Out came this bottle of Pappy Van Winkle, which is hard enough to get in the first place, but this was special edition stuff, bottled just for Husk, 20 years old and 107 proof. I’ve never seen a movie star naked, but it’s got to be something like this.

“I think it’s the best whiskey ever bottled,” Brock says, as he handed me the fifth for a swig. “Goddamn. I love it. I love it too much.”

If you know what Pappy Van Winkle is, you’re already mad at me. If you don’t, I’m about to change your life. Pappy, officially called Family Reserve, is the top-of-the-line bourbon made by The Old Rip Van Winkle Distillery. It comes in 15, 20, and 23 years old. There’s a cult.

I actually met Julian once, in Kentucky. I was sorta shocked he didn’t look like Yoda. I’ve bought out entire stores of Pappy. If I walk in a place, and they’ve got it, I’m walking out with it. As an experiment for this piece, I decided just now to call a few liquor stores, ask for Pappy, and then write down what each store said.

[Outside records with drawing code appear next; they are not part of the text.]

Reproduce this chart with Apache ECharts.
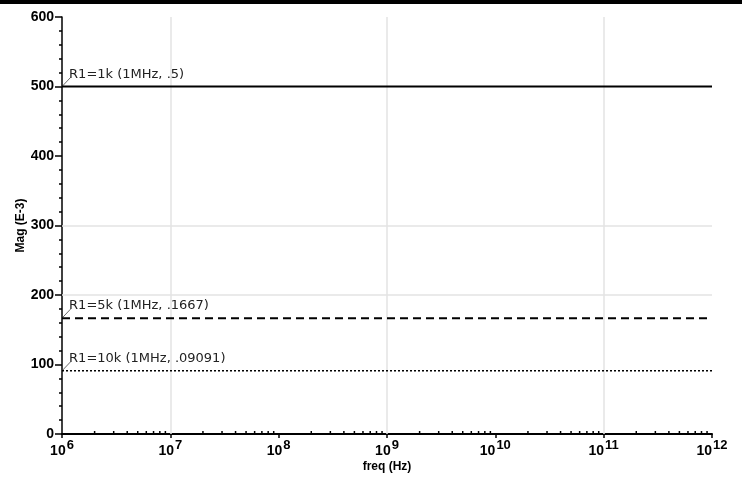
<!DOCTYPE html>
<html>
<head>
<meta charset="utf-8">
<script src="https://cdn.jsdelivr.net/npm/echarts@6/dist/echarts.min.js"></script>
<style>html,body{margin:0;padding:0;background:#fff}#c{width:742px;height:477px}</style>
</head>
<body>
<div id="c"></div>
<script>
// ---- data ----
var freqs = [1e6, 1e7, 1e8, 1e9, 1e10, 1e11, 1e12];
var r1k  = [500, 500, 500, 500, 500, 500, 500];
var r5k  = [166.7, 166.7, 166.7, 166.7, 166.7, 166.7, 166.7];
var r10k = [90.91, 90.91, 90.91, 90.91, 90.91, 90.91, 90.91];
var seriesNames = ['R1=1k', 'R1=5k', 'R1=10k'];
var annotations = ['R1=1k (1MHz, .5)', 'R1=5k (1MHz, .1667)', 'R1=10k (1MHz, .09091)'];
var xGridValues = [1e7, 1e9, 1e11];
var yGridValues = [200, 300];
var yTicks = [0, 100, 200, 300, 400, 500, 600];
var xAxisName = 'freq (Hz)';
var yAxisName = 'Mag (E-3)';

function pairs(vals){ return freqs.map(function(f,i){ return [f, vals[i]]; }); }

// log minor ticks 2..9 per decade
var minorTicks = [];
for (var e = 6; e < 12; e++) for (var m = 2; m <= 9; m++) minorTicks.push([m * Math.pow(10, e), 0]);

var chart = echarts.init(document.getElementById('c'), null, {renderer: 'canvas'});
var fontFam = '"Liberation Sans", Arial, sans-serif';
var annFont = '"DejaVu Sans", sans-serif';

function lineSeries(name, vals, lineType, width, ann) {
  return {
    name: name, type: 'line', data: pairs(vals), symbol: 'none', showSymbol: false,
    lineStyle: {color: '#000', width: width, type: lineType},
    z: 5,
    animation: false,
    markLine: {
      symbol: 'none', silent: true, label: {show: false},
      lineStyle: {color: '#444', width: 0.8, type: 'solid'},
      data: [[{coord: [freqs[0], vals[0]]}, {coord: [freqs[0] * 1.2, vals[0] + 13]}]]
    },
    markPoint: {
      symbol: 'circle', symbolSize: 1,
      itemStyle: {color: 'rgba(0,0,0,0)'},
      silent: true,
      data: [{coord: [freqs[0] * 1.2, vals[0] + 13], value: 0}],
      label: {
        show: true, position: 'right', formatter: ann, distance: 0,
        offset: [-2, -3], color: '#222', fontSize: 13, fontFamily: annFont
      }
    }
  };
}

var option = {
  backgroundColor: '#fff',
  animation: false,
  graphic: [{type: 'rect', left: 0, top: 0, shape: {width: 742, height: 4}, style: {fill: '#000'}}],
  grid: {left: 62, right: 30, top: 17, bottom: 43, containLabel: false, outerBoundsMode: 'none'},
  xAxis: {
    type: 'log', logBase: 10, min: 1e6, max: 1e12,
    name: xAxisName, nameLocation: 'middle', nameGap: 27, nameMoveOverlap: false,
    nameTextStyle: {color: '#000', fontSize: 12, fontWeight: 'bold', fontFamily: fontFam},
    axisLine: {lineStyle: {color: '#000', width: 2}},
    axisTick: {show: true, length: 4, lineStyle: {color: '#000', width: 1.5}},
    splitLine: {show: false},
    axisLabel: {
      color: '#000', margin: 5,
      formatter: function(v){ return '{b|10}{s|' + Math.round(Math.log10(v)) + '}'; },
      rich: {
        b: {fontSize: 14, fontWeight: 'bold', fontFamily: fontFam, color: '#000', verticalAlign: 'bottom'},
        s: {fontSize: 13, fontWeight: 'bold', fontFamily: fontFam, color: '#000', verticalAlign: 'top', padding: [0,0,6,1]}
      }
    }
  },
  yAxis: {
    type: 'value', min: 0, max: 600, interval: 100,
    name: yAxisName, nameLocation: 'middle', nameGap: 35, nameRotate: 90, nameMoveOverlap: false,
    nameTextStyle: {color: '#000', fontSize: 12, fontWeight: 'bold', fontFamily: fontFam},
    axisLine: {show: true, lineStyle: {color: '#000', width: 1.5}},
    axisTick: {show: true, length: 7, lineStyle: {color: '#000', width: 1.5}},
    minorTick: {show: true, splitNumber: 5, length: 3, lineStyle: {color: '#000', width: 1.5}},
    splitLine: {show: false},
    axisLabel: {color: '#000', fontSize: 14, fontWeight: 'bold', fontFamily: fontFam, margin: 8,
      formatter: function(v){ return yTicks.indexOf(v) >= 0 ? String(v) : ''; }}
  },
  series: [
    {
      type: 'line', data: [], silent: true, z: 1,
      markLine: {
        symbol: 'none', silent: true, label: {show: false},
        lineStyle: {color: '#e3e3e3', width: 1.5, type: 'solid'},
        data: xGridValues.map(function(v){ return {xAxis: v}; }).concat(
              yGridValues.map(function(v){ return {yAxis: v}; }))
      }
    },
    {
      type: 'custom', silent: true, z: 6, data: minorTicks,
      renderItem: function(params, api){
        var p = api.coord([api.value(0), api.value(1)]);
        return {type: 'line', shape: {x1: p[0], y1: p[1], x2: p[0], y2: p[1] - 3},
                style: {stroke: '#000', lineWidth: 1.5}};
      }
    },
    lineSeries(seriesNames[0], r1k, 'solid', 2, annotations[0]),
    lineSeries(seriesNames[1], r5k, [8, 5], 2, annotations[1]),
    lineSeries(seriesNames[2], r10k, [2, 2], 1.5, annotations[2])
  ]
};
chart.setOption(option);
</script>
</body>
</html>
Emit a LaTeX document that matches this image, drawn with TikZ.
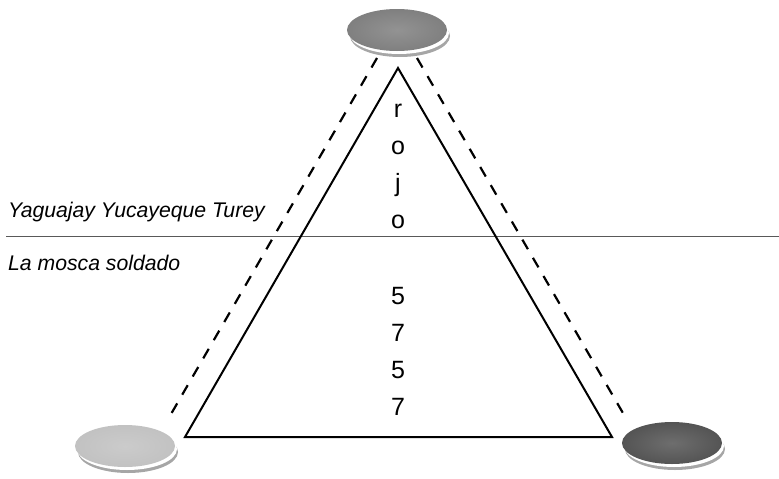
\documentclass[tikz,border=0pt]{standalone}
\usepackage{fontspec}
\setmainfont{Liberation Sans}
\definecolor{discmid}{gray}{0.50}
\definecolor{disclight}{gray}{0.76}
\definecolor{discdark}{gray}{0.33}
\begin{document}
\begin{tikzpicture}[x=1pt,y=-1pt,
  edge/.style={line width=2pt,black},
  dashedge/.style={line width=2.2pt,black,dash pattern=on 11pt off 10pt},
  letter/.style={font=\fontsize{25}{25}\selectfont,anchor=base,inner sep=0pt},
  tag/.style={font=\itshape\fontsize{21.2}{21.2}\selectfont,anchor=base west,inner sep=0pt}]
\useasboundingbox (0,0) rectangle (779,479);
% discs: grey shadow, white rim, shaded face
\newcommand{\disc}[4]{%
  \fill[gray!70] (#1+3,#2+6) ellipse [x radius=50,y radius=21];
  \fill[white] (#1+2,#2+3) ellipse [x radius=50,y radius=21];
  \shade[inner color=#3!85!white,outer color=#3] (#1,#2) ellipse [x radius=50,y radius=21];
  \coordinate (#4) at (#1,#2);}
\disc{397}{30}{discmid}{dtop}
\disc{125}{446}{disclight}{dleft}
\disc{672}{443}{discdark}{dright}
% dividing line
\draw[line width=1pt,black!65] (6,236.5) -- (779,236.5);
% triangle
\coordinate (apex) at (398,68);
\coordinate (bl) at (185,437);
\coordinate (br) at (612,437);
\draw[edge,line join=miter] (apex) -- (bl) -- (br) -- cycle;
% dashed links from the top disc
\coordinate (tl) at (377,58);
\coordinate (tr) at (417,58);
\coordinate (el) at (167,421);
\coordinate (er) at (627,420);
\draw[dashedge] (tl) -- (el);
\draw[dashedge] (tr) -- (er);
% vertical words
\node[letter] (l1) at (398,117) {r};
\node[letter] (l2) at (398,154) {o};
\node[letter] (l3) at (398,191) {j};
\node[letter] (l4) at (398,228) {o};
\node[letter] (n1) at (398,304) {5};
\node[letter] (n2) at (398,341) {7};
\node[letter] (n3) at (398,378) {5};
\node[letter] (n4) at (398,415) {7};
% side labels
\node[tag] (t1) at (8,217.5) {Yaguajay Yucayeque Turey};
\node[tag] (t2) at (8,270) {La mosca soldado};
\end{tikzpicture}
\end{document}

Here, now, the results of the exclusive Grantland investigation (David Barstow can kiss my ass):

  • Charles Street Liquors, Boston, Mass.: “That’s a tough one to get. We are trying to order it almost every month. We have none left. Try another source.”
  • Park Avenue Liquor, New York, N.Y.: “[Laughter.] It was here. It was actually in the store for two or three days a month ago. There are rumors going around it will be around in the fall. It’s a mirage, really. If I haven’t actually seen a bottle, I wouldn’t have believed it exists.”
  • Corkscrew, Memphis, Tenn.: “Awww. No. Good luck. [Laughter.] I’m sold-out of my Van Winkle. I get so little of it. Most people who know about Pappy will find it, seek it out, and soak it up. I get my allocation in the very beginning of November and I don’t put it out until at least December. If I put it out early, it will be gone. I don’t let any old schmuck pick it up. I dole it out. You have to prove to me that you know what you’re talking about before I will sell you a bottle.”

That’s what we’re dealing with. Call your liquor store if you feel like getting laughed at. (And if they have it, buy all of it right then.) If you can’t find it in a store, your best bet is a bar. Now there are all sorts of swanky bourbon bars these days, with long lists of expensive booze, things with fancy names, and a lot of the bartenders are snooty little pricks. But say you want a Pappy and all that bravado melts. The ironic hat almost dissolves on their head. That order announces that a man (or a woman, such as my wife) is here to drink.

When Pappyphiles find a bar that serves it, we make a mental note. There’s a Thai restaurant in Columbia, Mo., that sells it, for some reason. In Vegas, there’s a bar in the basement of the Venetian. I know a hotel in Lyon, France, and where to go in Birmingham or Atlanta, and just a few days ago in Chicago, I knocked back four of ’em at a restaurant. There are others. You’ll have to find your own damn Pappy. It’s there, on the shelf of a bar or liquor store, waiting for a lush like you.

There is, to the best of my knowledge, only one airport bar in America that serves Pappy. Not long ago, I missed a connection and, despite it being the middle of the day,. I walked in with a computer bag and a roller-board suitcase, looking like any other road warrior. Then I ordered. The waiter’s demeanor visibly changed.

All they had, he told me, was the 15-year-old. I asked for it on the rocks. A few minutes later, he comes back. Amber liquid sashays in the glass in front of me. He leans in.

“Don’t tell nobody,” he said.

I look at him.

“We’re out of the 15,” he said. “This is the 23. Just the fact that you know what it is, you’re worthy of it.”